Data items
■ ■ ■ ■

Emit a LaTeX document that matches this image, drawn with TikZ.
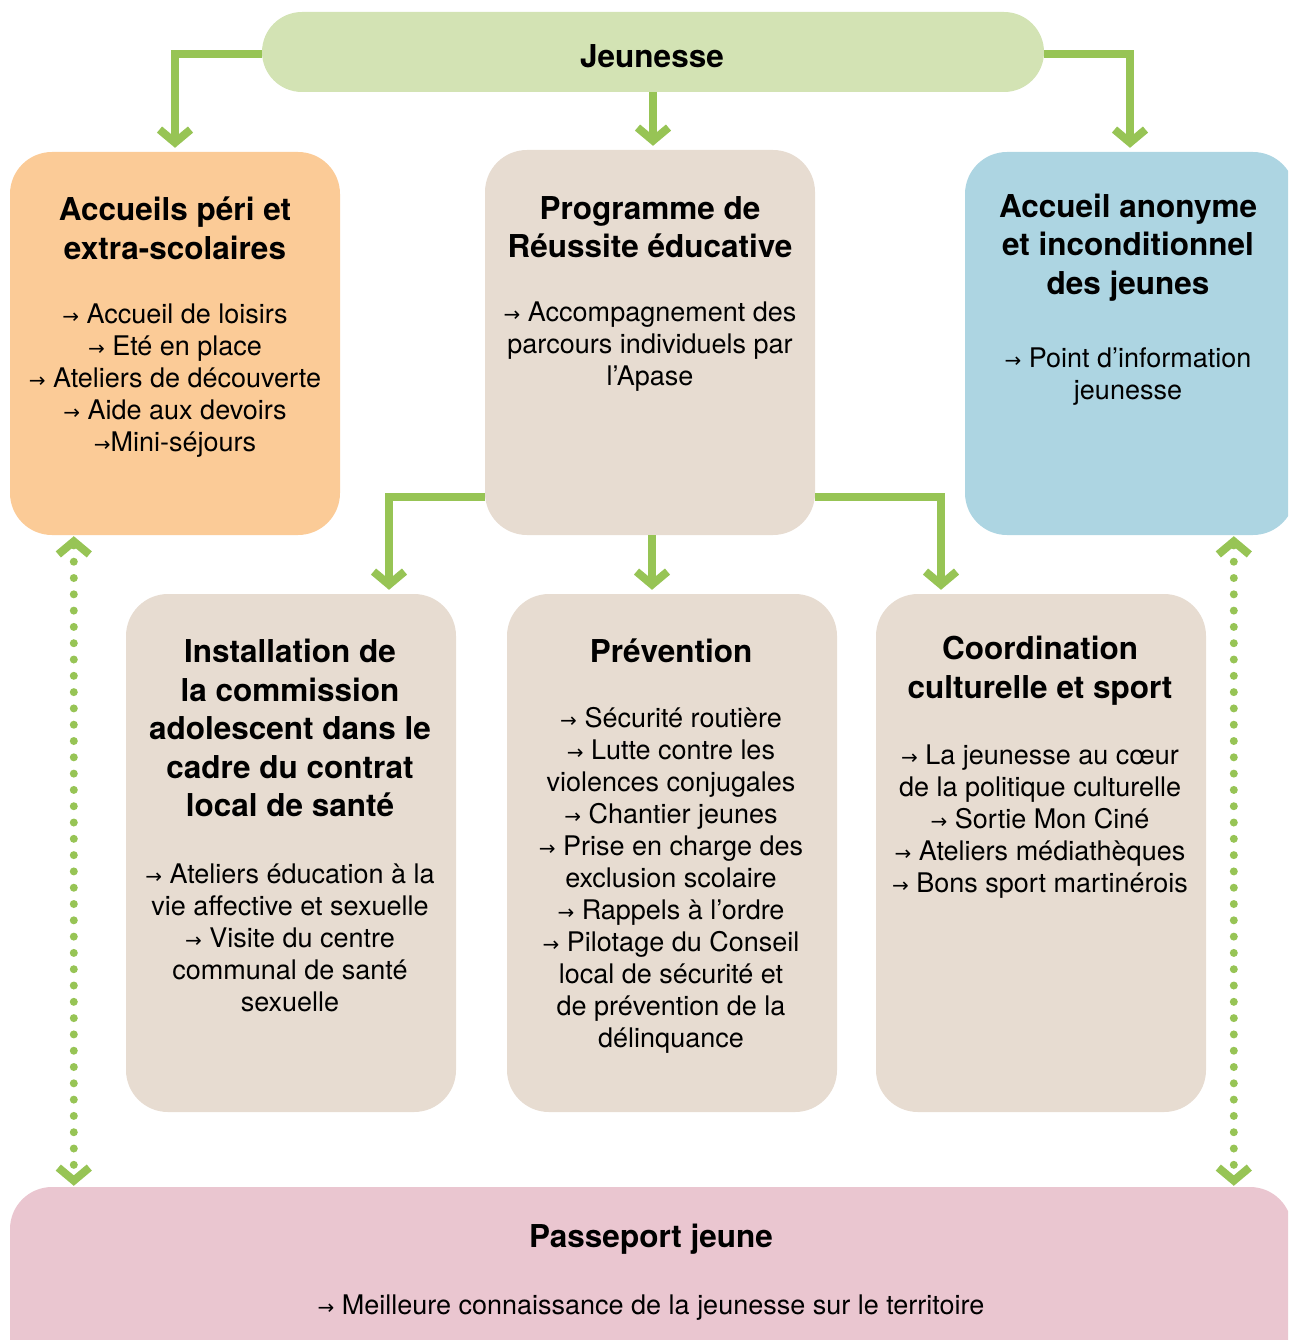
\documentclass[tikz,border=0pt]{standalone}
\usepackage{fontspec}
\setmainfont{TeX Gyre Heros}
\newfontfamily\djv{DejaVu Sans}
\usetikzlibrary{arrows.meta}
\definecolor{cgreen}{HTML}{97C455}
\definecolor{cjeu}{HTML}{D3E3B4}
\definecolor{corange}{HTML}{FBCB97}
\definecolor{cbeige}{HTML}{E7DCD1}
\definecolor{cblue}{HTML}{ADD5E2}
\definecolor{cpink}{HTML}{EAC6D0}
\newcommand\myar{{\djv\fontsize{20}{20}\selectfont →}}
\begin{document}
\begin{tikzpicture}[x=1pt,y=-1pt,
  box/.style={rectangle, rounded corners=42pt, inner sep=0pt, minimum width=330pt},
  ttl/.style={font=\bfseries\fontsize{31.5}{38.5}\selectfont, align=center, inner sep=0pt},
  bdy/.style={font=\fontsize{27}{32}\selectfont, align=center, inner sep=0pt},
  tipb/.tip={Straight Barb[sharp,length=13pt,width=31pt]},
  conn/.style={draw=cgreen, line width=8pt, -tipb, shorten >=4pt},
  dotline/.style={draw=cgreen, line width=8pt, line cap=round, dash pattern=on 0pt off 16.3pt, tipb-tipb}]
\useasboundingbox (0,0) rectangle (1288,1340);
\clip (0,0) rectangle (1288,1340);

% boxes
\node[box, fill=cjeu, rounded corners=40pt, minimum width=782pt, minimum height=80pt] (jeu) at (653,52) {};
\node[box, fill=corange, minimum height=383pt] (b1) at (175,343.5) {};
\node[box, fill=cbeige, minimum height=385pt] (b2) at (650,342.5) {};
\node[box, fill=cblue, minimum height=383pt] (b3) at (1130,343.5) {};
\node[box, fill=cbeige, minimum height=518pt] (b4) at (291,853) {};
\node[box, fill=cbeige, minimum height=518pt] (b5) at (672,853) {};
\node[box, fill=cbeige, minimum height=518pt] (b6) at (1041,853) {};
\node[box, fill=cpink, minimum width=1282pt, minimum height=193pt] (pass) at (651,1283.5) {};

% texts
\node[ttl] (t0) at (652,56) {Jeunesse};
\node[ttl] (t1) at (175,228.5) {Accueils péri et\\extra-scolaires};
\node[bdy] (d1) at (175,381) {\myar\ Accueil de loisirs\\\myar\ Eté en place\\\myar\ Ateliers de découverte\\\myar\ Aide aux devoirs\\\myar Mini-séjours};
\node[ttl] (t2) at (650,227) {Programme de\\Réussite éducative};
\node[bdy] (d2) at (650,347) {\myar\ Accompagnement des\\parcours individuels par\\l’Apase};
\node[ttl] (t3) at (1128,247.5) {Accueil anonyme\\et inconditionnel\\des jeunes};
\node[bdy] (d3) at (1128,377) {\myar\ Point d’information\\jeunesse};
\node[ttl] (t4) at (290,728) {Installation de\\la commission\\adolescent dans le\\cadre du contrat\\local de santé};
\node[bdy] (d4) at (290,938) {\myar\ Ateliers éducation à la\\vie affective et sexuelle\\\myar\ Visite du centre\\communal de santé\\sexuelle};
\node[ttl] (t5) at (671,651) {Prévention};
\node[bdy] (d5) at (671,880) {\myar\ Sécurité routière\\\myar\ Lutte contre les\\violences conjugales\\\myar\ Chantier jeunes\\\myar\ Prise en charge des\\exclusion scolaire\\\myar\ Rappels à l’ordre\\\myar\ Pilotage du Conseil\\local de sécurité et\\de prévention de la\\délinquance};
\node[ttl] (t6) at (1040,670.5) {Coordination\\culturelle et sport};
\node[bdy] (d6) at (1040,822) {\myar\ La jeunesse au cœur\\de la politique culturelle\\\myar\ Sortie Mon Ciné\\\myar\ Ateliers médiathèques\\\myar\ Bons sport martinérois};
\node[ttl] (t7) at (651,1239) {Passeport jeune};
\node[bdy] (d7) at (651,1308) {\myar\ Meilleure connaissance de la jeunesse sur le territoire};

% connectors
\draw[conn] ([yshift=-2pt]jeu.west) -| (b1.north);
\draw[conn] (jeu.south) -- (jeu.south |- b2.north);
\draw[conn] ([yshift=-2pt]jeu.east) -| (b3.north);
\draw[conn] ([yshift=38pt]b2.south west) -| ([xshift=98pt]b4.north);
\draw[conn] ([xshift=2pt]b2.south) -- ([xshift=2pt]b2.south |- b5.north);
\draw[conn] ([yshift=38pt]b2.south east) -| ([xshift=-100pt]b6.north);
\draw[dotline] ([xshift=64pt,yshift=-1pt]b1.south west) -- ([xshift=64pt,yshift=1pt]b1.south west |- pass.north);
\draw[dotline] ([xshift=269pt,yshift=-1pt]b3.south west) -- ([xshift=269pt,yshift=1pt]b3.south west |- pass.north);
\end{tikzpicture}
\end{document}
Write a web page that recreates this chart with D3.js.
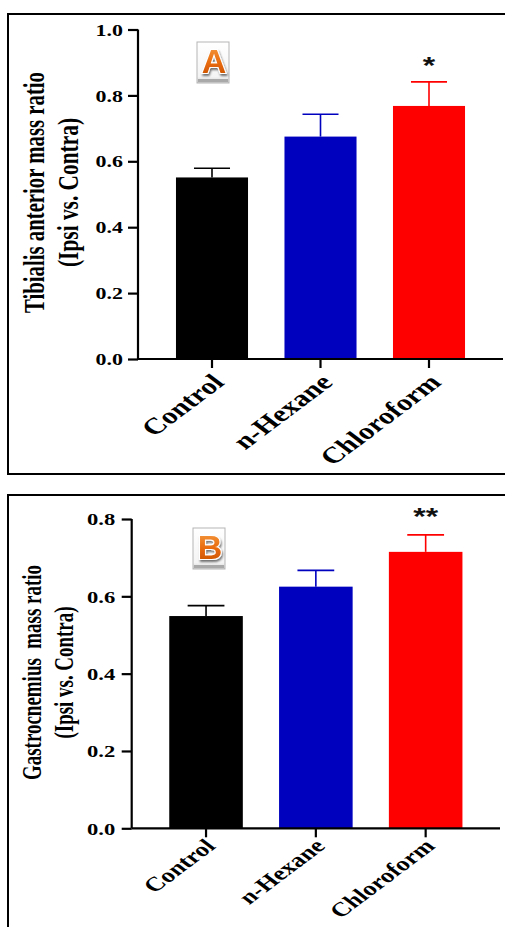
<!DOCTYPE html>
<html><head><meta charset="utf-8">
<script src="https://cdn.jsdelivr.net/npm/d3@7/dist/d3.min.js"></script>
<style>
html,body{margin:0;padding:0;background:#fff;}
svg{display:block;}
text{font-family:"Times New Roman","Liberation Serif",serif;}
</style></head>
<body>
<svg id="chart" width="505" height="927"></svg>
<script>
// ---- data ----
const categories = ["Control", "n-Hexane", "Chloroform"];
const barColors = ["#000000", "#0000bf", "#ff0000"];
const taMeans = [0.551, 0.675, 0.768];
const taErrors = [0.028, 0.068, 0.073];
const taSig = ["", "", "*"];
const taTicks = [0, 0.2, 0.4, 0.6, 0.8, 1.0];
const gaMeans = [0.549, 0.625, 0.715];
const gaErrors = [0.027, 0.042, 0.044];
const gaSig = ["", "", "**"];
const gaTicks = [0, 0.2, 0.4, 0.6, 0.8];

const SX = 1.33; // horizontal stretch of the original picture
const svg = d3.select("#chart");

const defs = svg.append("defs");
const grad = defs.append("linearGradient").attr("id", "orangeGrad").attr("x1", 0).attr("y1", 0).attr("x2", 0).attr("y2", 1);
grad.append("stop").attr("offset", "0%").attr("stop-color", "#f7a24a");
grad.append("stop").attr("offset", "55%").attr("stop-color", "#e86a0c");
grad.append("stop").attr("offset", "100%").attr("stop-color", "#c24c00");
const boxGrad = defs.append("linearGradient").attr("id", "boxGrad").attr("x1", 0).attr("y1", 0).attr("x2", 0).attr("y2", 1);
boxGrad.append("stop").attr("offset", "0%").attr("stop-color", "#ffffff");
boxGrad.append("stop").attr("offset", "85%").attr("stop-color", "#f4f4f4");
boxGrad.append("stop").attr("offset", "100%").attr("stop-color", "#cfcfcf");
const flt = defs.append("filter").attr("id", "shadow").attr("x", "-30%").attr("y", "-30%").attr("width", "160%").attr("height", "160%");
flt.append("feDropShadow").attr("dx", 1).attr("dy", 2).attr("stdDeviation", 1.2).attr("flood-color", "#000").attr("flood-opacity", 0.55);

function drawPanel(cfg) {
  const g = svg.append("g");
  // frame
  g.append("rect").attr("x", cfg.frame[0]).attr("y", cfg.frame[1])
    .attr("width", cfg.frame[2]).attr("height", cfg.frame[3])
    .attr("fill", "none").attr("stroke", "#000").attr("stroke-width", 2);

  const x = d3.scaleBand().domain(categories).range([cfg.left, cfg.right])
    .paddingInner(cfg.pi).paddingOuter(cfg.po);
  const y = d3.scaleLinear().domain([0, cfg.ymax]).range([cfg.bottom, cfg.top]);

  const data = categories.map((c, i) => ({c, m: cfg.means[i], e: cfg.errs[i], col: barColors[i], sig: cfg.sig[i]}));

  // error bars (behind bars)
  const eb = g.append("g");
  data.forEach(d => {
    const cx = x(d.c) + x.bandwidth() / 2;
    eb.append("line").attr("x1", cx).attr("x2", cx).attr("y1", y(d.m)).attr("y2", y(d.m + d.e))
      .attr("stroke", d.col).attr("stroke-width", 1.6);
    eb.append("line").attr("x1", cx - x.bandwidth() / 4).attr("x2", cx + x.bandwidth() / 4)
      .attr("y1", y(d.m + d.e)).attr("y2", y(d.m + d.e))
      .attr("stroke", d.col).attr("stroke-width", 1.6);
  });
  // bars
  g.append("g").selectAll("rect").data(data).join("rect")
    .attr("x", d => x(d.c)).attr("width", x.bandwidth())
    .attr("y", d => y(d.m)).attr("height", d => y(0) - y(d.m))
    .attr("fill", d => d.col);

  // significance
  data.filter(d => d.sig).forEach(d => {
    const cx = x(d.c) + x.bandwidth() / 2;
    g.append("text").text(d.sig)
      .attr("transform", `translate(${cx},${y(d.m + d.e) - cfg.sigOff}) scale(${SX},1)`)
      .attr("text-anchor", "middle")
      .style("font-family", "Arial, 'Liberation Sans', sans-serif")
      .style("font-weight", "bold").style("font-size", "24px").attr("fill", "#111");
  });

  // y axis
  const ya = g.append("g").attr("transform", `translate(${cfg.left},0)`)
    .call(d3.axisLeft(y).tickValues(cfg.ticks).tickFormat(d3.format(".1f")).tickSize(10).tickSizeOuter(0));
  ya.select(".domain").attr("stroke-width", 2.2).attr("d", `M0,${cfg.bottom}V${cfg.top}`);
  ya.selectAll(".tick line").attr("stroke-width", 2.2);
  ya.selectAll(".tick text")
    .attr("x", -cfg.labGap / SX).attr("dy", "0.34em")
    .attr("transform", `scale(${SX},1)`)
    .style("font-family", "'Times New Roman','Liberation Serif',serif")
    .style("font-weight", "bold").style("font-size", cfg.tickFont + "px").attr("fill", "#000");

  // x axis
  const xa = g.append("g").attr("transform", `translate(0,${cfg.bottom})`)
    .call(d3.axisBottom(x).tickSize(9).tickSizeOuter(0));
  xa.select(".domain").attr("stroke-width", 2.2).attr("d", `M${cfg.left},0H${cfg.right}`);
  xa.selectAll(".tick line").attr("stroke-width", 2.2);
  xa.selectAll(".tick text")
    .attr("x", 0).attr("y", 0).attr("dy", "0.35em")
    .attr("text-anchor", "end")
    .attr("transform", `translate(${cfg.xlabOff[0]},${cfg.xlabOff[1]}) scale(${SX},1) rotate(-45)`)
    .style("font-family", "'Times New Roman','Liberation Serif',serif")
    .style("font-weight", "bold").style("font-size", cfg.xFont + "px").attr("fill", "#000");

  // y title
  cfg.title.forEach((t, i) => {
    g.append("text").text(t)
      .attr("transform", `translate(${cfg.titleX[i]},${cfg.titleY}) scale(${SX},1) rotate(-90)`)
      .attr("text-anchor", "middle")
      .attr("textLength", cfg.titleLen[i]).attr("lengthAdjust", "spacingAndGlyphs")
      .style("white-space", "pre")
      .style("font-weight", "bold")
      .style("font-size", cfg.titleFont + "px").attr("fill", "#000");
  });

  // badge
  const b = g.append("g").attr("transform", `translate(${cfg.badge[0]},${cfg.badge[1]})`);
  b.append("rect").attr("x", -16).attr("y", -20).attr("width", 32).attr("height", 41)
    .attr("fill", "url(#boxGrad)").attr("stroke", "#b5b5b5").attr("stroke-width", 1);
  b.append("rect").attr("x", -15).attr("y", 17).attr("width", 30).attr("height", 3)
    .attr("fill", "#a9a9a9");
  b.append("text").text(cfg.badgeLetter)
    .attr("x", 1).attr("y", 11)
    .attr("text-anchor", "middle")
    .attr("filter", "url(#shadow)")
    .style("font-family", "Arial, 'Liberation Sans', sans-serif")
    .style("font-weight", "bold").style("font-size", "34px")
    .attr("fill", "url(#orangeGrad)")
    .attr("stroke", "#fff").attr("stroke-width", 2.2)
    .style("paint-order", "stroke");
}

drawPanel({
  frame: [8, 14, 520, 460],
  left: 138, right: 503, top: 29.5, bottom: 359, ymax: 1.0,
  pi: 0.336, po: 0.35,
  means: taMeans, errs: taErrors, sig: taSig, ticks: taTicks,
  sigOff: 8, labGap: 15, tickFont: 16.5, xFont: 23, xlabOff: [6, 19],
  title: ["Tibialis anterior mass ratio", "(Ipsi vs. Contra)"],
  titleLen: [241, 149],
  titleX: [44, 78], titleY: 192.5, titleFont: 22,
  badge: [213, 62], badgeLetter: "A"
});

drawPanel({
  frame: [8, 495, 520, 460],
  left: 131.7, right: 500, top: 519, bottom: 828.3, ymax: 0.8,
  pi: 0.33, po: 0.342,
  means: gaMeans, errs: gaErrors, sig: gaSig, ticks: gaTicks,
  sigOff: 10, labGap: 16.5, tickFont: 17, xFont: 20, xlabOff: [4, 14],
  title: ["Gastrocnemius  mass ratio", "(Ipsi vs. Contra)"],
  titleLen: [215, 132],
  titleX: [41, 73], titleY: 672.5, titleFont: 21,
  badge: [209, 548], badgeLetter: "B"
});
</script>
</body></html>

■ ■ ■ ■

Include the first line of the records, the line containing "minimum width=1282pt, minimum", and every line between them, repeated exactly. Skip the pictures.

Emit a LaTeX document that matches this image, drawn with TikZ.
\documentclass[tikz,border=0pt]{standalone}
\usepackage{fontspec}
\setmainfont{TeX Gyre Heros}
\newfontfamily\djv{DejaVu Sans}
\usetikzlibrary{arrows.meta}
\definecolor{cgreen}{HTML}{97C455}
\definecolor{cjeu}{HTML}{D3E3B4}
\definecolor{corange}{HTML}{FBCB97}
\definecolor{cbeige}{HTML}{E7DCD1}
\definecolor{cblue}{HTML}{ADD5E2}
\definecolor{cpink}{HTML}{EAC6D0}
\newcommand\myar{{\djv\fontsize{20}{20}\selectfont →}}
\begin{document}
\begin{tikzpicture}[x=1pt,y=-1pt,
  box/.style={rectangle, rounded corners=42pt, inner sep=0pt, minimum width=330pt},
  ttl/.style={font=\bfseries\fontsize{31.5}{38.5}\selectfont, align=center, inner sep=0pt},
  bdy/.style={font=\fontsize{27}{32}\selectfont, align=center, inner sep=0pt},
  tipb/.tip={Straight Barb[sharp,length=13pt,width=31pt]},
  conn/.style={draw=cgreen, line width=8pt, -tipb, shorten >=4pt},
  dotline/.style={draw=cgreen, line width=8pt, line cap=round, dash pattern=on 0pt off 16.3pt, tipb-tipb}]
\useasboundingbox (0,0) rectangle (1288,1340);
\clip (0,0) rectangle (1288,1340);

% boxes
\node[box, fill=cjeu, rounded corners=40pt, minimum width=782pt, minimum height=80pt] (jeu) at (653,52) {};
\node[box, fill=corange, minimum height=383pt] (b1) at (175,343.5) {};
\node[box, fill=cbeige, minimum height=385pt] (b2) at (650,342.5) {};
\node[box, fill=cblue, minimum height=383pt] (b3) at (1130,343.5) {};
\node[box, fill=cbeige, minimum height=518pt] (b4) at (291,853) {};
\node[box, fill=cbeige, minimum height=518pt] (b5) at (672,853) {};
\node[box, fill=cbeige, minimum height=518pt] (b6) at (1041,853) {};
\node[box, fill=cpink, minimum width=1282pt, minimum height=193pt] (pass) at (651,1283.5) {};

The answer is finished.